> [RECORDED INFORMATION]:
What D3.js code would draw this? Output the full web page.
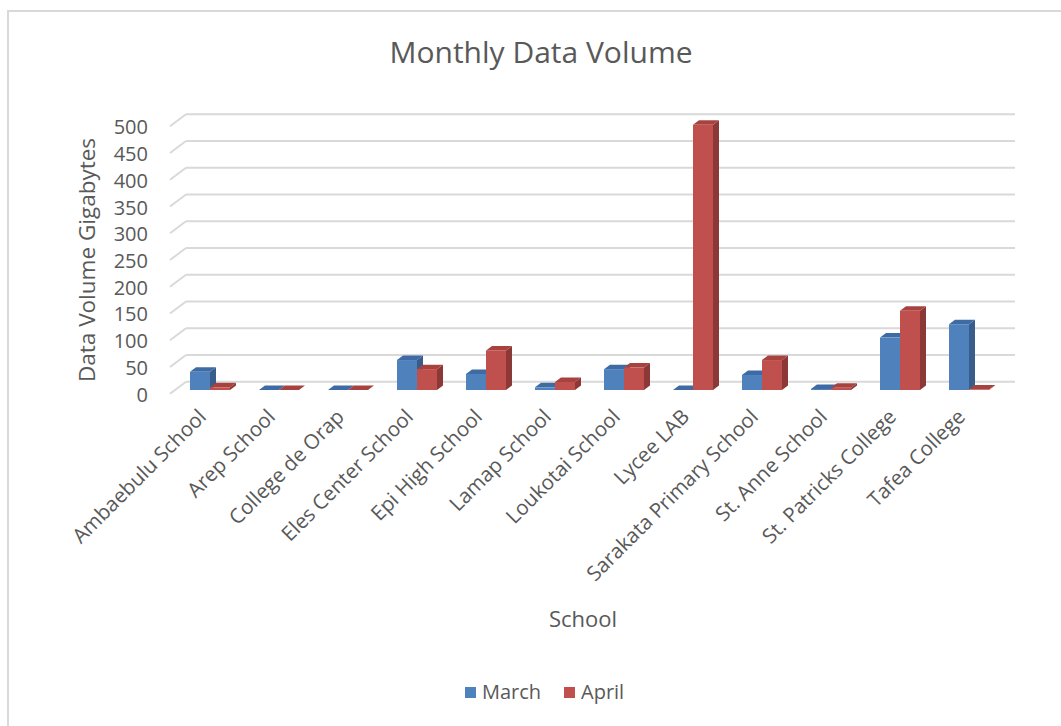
<!DOCTYPE html>
<html>
<head>
<meta charset="UTF-8">
<title>Monthly Data Volume</title>
<script src="https://d3js.org/d3.v7.min.js"></script>
<style>
    body { margin: 0; background: #fff; }
    svg { display: block; }
    text { font-family: "Open Sans", sans-serif; fill: #595959; }
</style>
</head>
<body>
<svg id="chart" width="1061" height="726"></svg>
<script>
    // data
    const schools = ["Ambaebulu School", "Arep School", "College de Orap", "Eles Center School",
        "Epi High School", "Lamap School", "Loukotai School", "Lycee LAB",
        "Sarakata Primary School", "St. Anne School", "St. Patricks College", "Tafea College"];
    const seriesNames = ["March", "April"];
    const march = [34, 0, 0, 56, 30, 5, 39, 0, 28, 2, 98, 123];
    const april = [5, 0, 0, 39, 74, 15, 42, 496, 56, 4, 148, 1];
    const yTicks = [0, 50, 100, 150, 200, 250, 300, 350, 400, 450, 500];

    const colors = {
        March: { front: "#4f81bd", side: "#385d8a", top: "#3e6ba3" },
        April: { front: "#c0504d", side: "#8c3836", top: "#a8423f" }
    };

    const svg = d3.select("#chart");

    // chart frame
    svg.append("rect")
        .attr("x", 8).attr("y", 11)
        .attr("width", 1100).attr("height", 800)
        .attr("fill", "none")
        .attr("stroke", "#d9d9d9")
        .attr("stroke-width", 2);

    // title
    svg.append("text")
        .attr("x", 541).attr("y", 63)
        .attr("text-anchor", "middle")
        .style("font-size", "30px")
        .text("Monthly Data Volume");

    // back wall scale and floor depth
    const yBack = d3.scaleLinear().domain([0, 500]).range([381.7, 114.3]);
    const wallLeft = 186, wallRight = 1015;
    const depthX = 16, depthY = 12;

    const grid = svg.append("g");
    yTicks.forEach(t => {
        grid.append("line")
            .attr("x1", wallLeft).attr("x2", wallRight)
            .attr("y1", yBack(t)).attr("y2", yBack(t))
            .attr("stroke", "#d9d9d9").attr("stroke-width", 2);
        grid.append("line")
            .attr("x1", wallLeft - depthX).attr("x2", wallLeft)
            .attr("y1", yBack(t) + depthY).attr("y2", yBack(t))
            .attr("stroke", "#d9d9d9").attr("stroke-width", 2);
    });

    // y tick labels
    svg.append("g").selectAll("text")
        .data(yTicks)
        .join("text")
        .attr("x", 148)
        .attr("y", d => yBack(d) + depthY + 1)
        .attr("dy", "0.35em")
        .attr("text-anchor", "end")
        .style("font-size", "20px")
        .text(d => d);

    // y axis title
    svg.append("text")
        .attr("transform", "translate(95,260) rotate(-90)")
        .attr("text-anchor", "middle")
        .style("font-size", "22.5px")
        .text("Data Volume Gigabytes");

    // bars
    const x0 = d3.scaleBand().domain(schools).range([175.5, 1003.5]);
    const groupW = 40;
    const x1 = d3.scaleBand().domain(seriesNames).range([0, groupW]);
    const yBar = d3.scaleLinear().domain([0, 500]).range([390, 122.6]);
    const bx = 6, by = -4.5;

    const rows = schools.map((s, i) => ({ school: s, March: march[i], April: april[i] }));
    const bars = svg.append("g");
    rows.forEach(r => {
        seriesNames.forEach(k => {
            const x = x0(r.school) + (x0.bandwidth() - groupW) / 2 + x1(k);
            const w = x1.bandwidth();
            const yt = yBar(r[k]), y0 = yBar(0);
            const c = colors[k];
            bars.append("polygon")
                .attr("points", [[x + w, yt], [x + w + bx, yt + by], [x + w + bx, y0 + by], [x + w, y0]].join(" "))
                .attr("fill", c.side);
            bars.append("polygon")
                .attr("points", [[x, yt], [x + bx, yt + by], [x + w + bx, yt + by], [x + w, yt]].join(" "))
                .attr("fill", c.top);
            bars.append("rect")
                .attr("x", x).attr("y", yt)
                .attr("width", w).attr("height", y0 - yt)
                .attr("fill", c.front);
        });
    });

    // category labels
    svg.append("g").selectAll("text")
        .data(schools)
        .join("text")
        .attr("transform", d => `translate(${x0(d) + x0.bandwidth() / 2 - 2.5},418) rotate(-45)`)
        .attr("text-anchor", "end")
        .style("font-size", "20.5px")
        .text(d => d);

    // x axis title
    svg.append("text")
        .attr("x", 583).attr("y", 627)
        .attr("text-anchor", "middle")
        .style("font-size", "22px")
        .text("School");

    // legend
    const legend = svg.append("g");
    const legendX = { March: 465, April: 564 };
    seriesNames.forEach(k => {
        legend.append("rect")
            .attr("x", legendX[k]).attr("y", 687)
            .attr("width", 11).attr("height", 11)
            .attr("fill", colors[k].front);
        legend.append("text")
            .attr("x", legendX[k] + 17).attr("y", 699)
            .style("font-size", "20px")
            .text(k);
    });
</script>
</body>
</html>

> [AIM OF THE TASK]:
Print out the material word for word, omitting the pictures.

> [SOLVED EXERCISE]:
What D3.js code would draw this? Output the full web page.
<!DOCTYPE html>
<html>
<head>
<meta charset="UTF-8">
<title>Monthly Data Volume</title>
<script src="https://d3js.org/d3.v7.min.js"></script>
<style>
    body { margin: 0; background: #fff; }
    svg { display: block; }
    text { font-family: "Open Sans", sans-serif; fill: #595959; }
</style>
</head>
<body>
<svg id="chart" width="1061" height="726"></svg>
<script>
    // data
    const schools = ["Ambaebulu School", "Arep School", "College de Orap", "Eles Center School",
        "Epi High School", "Lamap School", "Loukotai School", "Lycee LAB",
        "Sarakata Primary School", "St. Anne School", "St. Patricks College", "Tafea College"];
    const seriesNames = ["March", "April"];
    const march = [34, 0, 0, 56, 30, 5, 39, 0, 28, 2, 98, 123];
    const april = [5, 0, 0, 39, 74, 15, 42, 496, 56, 4, 148, 1];
    const yTicks = [0, 50, 100, 150, 200, 250, 300, 350, 400, 450, 500];

    const colors = {
        March: { front: "#4f81bd", side: "#385d8a", top: "#3e6ba3" },
        April: { front: "#c0504d", side: "#8c3836", top: "#a8423f" }
    };

    const svg = d3.select("#chart");

    // chart frame
    svg.append("rect")
        .attr("x", 8).attr("y", 11)
        .attr("width", 1100).attr("height", 800)
        .attr("fill", "none")
        .attr("stroke", "#d9d9d9")
        .attr("stroke-width", 2);

    // title
    svg.append("text")
        .attr("x", 541).attr("y", 63)
        .attr("text-anchor", "middle")
        .style("font-size", "30px")
        .text("Monthly Data Volume");

    // back wall scale and floor depth
    const yBack = d3.scaleLinear().domain([0, 500]).range([381.7, 114.3]);
    const wallLeft = 186, wallRight = 1015;
    const depthX = 16, depthY = 12;

    const grid = svg.append("g");
    yTicks.forEach(t => {
        grid.append("line")
            .attr("x1", wallLeft).attr("x2", wallRight)
            .attr("y1", yBack(t)).attr("y2", yBack(t))
            .attr("stroke", "#d9d9d9").attr("stroke-width", 2);
        grid.append("line")
            .attr("x1", wallLeft - depthX).attr("x2", wallLeft)
            .attr("y1", yBack(t) + depthY).attr("y2", yBack(t))
            .attr("stroke", "#d9d9d9").attr("stroke-width", 2);
    });

    // y tick labels
    svg.append("g").selectAll("text")
        .data(yTicks)
        .join("text")
        .attr("x", 148)
        .attr("y", d => yBack(d) + depthY + 1)
        .attr("dy", "0.35em")
        .attr("text-anchor", "end")
        .style("font-size", "20px")
        .text(d => d);

    // y axis title
    svg.append("text")
        .attr("transform", "translate(95,260) rotate(-90)")
        .attr("text-anchor", "middle")
        .style("font-size", "22.5px")
        .text("Data Volume Gigabytes");

    // bars
    const x0 = d3.scaleBand().domain(schools).range([175.5, 1003.5]);
    const groupW = 40;
    const x1 = d3.scaleBand().domain(seriesNames).range([0, groupW]);
    const yBar = d3.scaleLinear().domain([0, 500]).range([390, 122.6]);
    const bx = 6, by = -4.5;

    const rows = schools.map((s, i) => ({ school: s, March: march[i], April: april[i] }));
    const bars = svg.append("g");
    rows.forEach(r => {
        seriesNames.forEach(k => {
            const x = x0(r.school) + (x0.bandwidth() - groupW) / 2 + x1(k);
            const w = x1.bandwidth();
            const yt = yBar(r[k]), y0 = yBar(0);
            const c = colors[k];
            bars.append("polygon")
                .attr("points", [[x + w, yt], [x + w + bx, yt + by], [x + w + bx, y0 + by], [x + w, y0]].join(" "))
                .attr("fill", c.side);
            bars.append("polygon")
                .attr("points", [[x, yt], [x + bx, yt + by], [x + w + bx, yt + by], [x + w, yt]].join(" "))
                .attr("fill", c.top);
            bars.append("rect")
                .attr("x", x).attr("y", yt)
                .attr("width", w).attr("height", y0 - yt)
                .attr("fill", c.front);
        });
    });

    // category labels
    svg.append("g").selectAll("text")
        .data(schools)
        .join("text")
        .attr("transform", d => `translate(${x0(d) + x0.bandwidth() / 2 - 2.5},418) rotate(-45)`)
        .attr("text-anchor", "end")
        .style("font-size", "20.5px")
        .text(d => d);

    // x axis title
    svg.append("text")
        .attr("x", 583).attr("y", 627)
        .attr("text-anchor", "middle")
        .style("font-size", "22px")
        .text("School");

    // legend
    const legend = svg.append("g");
    const legendX = { March: 465, April: 564 };
    seriesNames.forEach(k => {
        legend.append("rect")
            .attr("x", legendX[k]).attr("y", 687)
            .attr("width", 11).attr("height", 11)
            .attr("fill", colors[k].front);
        legend.append("text")
            .attr("x", legendX[k] + 17).attr("y", 699)
            .style("font-size", "20px")
            .text(k);
    });
</script>
</body>
</html>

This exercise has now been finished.